Index: Startup Aims to Personalize Your Shopping Experience

Marc Freed-Finnegan and Jonathan Wall left the Google Wallet team in 2012 to launch their own startup. Many thought the two would develop a rival mobile wallet, but the duo’s new venture is heading in a different direction. Called Index, the startup “is essentially offering to turn every store into the same sleek, technology-driven experience of an Apple store, where you get that one-two punch of efficient, yet tailored service,” explains Wired.

According to the co-founders, Index has two goals: to help retailers develop a personalized shopping experience and dramatically improve customer service.

“It’s increasingly easier to buy the same item across many different retailers, so not only are companies competing on price, but also for the same customers. Companies have to give a better experience than their competitor to win,” says Freed-Finnegan.

In order to reach its two-pronged goal, Index is building a “commerce network,” which collects data (with user consent) about spending habits and in-store preferences.

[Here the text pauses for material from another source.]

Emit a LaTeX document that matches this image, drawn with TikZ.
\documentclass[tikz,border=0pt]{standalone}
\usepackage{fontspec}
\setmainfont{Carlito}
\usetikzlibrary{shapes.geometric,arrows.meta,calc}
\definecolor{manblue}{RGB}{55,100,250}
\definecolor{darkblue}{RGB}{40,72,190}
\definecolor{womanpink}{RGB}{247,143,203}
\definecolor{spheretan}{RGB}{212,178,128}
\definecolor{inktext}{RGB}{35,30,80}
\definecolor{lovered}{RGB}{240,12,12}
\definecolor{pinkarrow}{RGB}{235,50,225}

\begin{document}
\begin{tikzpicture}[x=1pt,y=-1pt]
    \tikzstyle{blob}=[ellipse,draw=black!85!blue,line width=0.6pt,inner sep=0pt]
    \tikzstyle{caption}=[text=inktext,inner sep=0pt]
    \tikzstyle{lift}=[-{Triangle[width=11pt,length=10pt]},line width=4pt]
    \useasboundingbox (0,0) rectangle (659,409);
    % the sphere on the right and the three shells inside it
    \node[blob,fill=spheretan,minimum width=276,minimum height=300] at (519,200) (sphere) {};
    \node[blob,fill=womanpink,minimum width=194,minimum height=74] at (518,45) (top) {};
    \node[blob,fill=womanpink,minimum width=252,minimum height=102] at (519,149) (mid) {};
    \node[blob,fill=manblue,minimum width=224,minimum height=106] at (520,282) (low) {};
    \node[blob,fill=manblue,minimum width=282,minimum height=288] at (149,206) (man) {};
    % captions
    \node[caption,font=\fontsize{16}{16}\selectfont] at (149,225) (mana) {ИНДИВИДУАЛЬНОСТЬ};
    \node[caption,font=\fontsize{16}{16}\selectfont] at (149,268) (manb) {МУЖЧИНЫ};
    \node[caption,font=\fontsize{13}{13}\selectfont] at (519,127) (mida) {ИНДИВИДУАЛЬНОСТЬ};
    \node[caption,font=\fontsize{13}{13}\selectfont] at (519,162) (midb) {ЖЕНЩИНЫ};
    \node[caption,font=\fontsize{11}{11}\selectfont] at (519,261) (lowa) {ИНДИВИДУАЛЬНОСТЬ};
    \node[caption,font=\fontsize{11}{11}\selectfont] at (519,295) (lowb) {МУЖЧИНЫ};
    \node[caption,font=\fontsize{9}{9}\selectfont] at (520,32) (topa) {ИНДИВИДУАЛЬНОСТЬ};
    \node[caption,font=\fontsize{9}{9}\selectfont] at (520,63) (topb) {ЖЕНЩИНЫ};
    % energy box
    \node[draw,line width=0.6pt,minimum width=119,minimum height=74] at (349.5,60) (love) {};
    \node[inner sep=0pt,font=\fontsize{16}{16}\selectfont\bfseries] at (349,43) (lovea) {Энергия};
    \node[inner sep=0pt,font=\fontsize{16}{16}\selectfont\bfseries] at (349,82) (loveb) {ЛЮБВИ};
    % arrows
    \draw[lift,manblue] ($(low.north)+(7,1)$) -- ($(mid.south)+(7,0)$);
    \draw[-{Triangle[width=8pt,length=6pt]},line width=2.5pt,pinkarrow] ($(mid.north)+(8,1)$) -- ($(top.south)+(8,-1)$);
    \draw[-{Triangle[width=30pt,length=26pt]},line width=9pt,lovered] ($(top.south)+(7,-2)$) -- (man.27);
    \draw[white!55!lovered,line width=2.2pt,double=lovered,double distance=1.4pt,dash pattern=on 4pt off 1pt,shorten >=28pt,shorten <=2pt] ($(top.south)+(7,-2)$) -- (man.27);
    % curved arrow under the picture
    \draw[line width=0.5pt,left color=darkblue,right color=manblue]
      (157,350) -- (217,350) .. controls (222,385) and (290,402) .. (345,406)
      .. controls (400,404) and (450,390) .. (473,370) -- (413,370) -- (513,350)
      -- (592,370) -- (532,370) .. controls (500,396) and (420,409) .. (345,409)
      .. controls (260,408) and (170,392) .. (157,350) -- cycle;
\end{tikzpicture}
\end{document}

“For example,” writes Wired, “if you shop at Target every month for dog food and always prefer an e-mail receipt, Index’s software would give Target the option to send a Purina coupon to your phone and remember to automatically e-mail you a receipt.”

Index also hopes to make giving and receiving coupons an easier, more seamless process. They envision a Facebook “like” resulting in a coupon that’s easy to use.

“If a retailer wants to e-mail you a coupon for 10 percent off, or offer free valet parking to their Facebook followers, you should be able to gracefully redeem those offers at the point of sale system,” says Wall.

While the startup won’t yet say which retailers it’ll work with, it has revealed how the process will work. “Its software will live on stores’ point of sale systems to collect data each time you check out. Like the Apple Store, store employees will carry tablets and smartphones given to them by Index so they can look up your spending history to make product recommendations,” notes the article.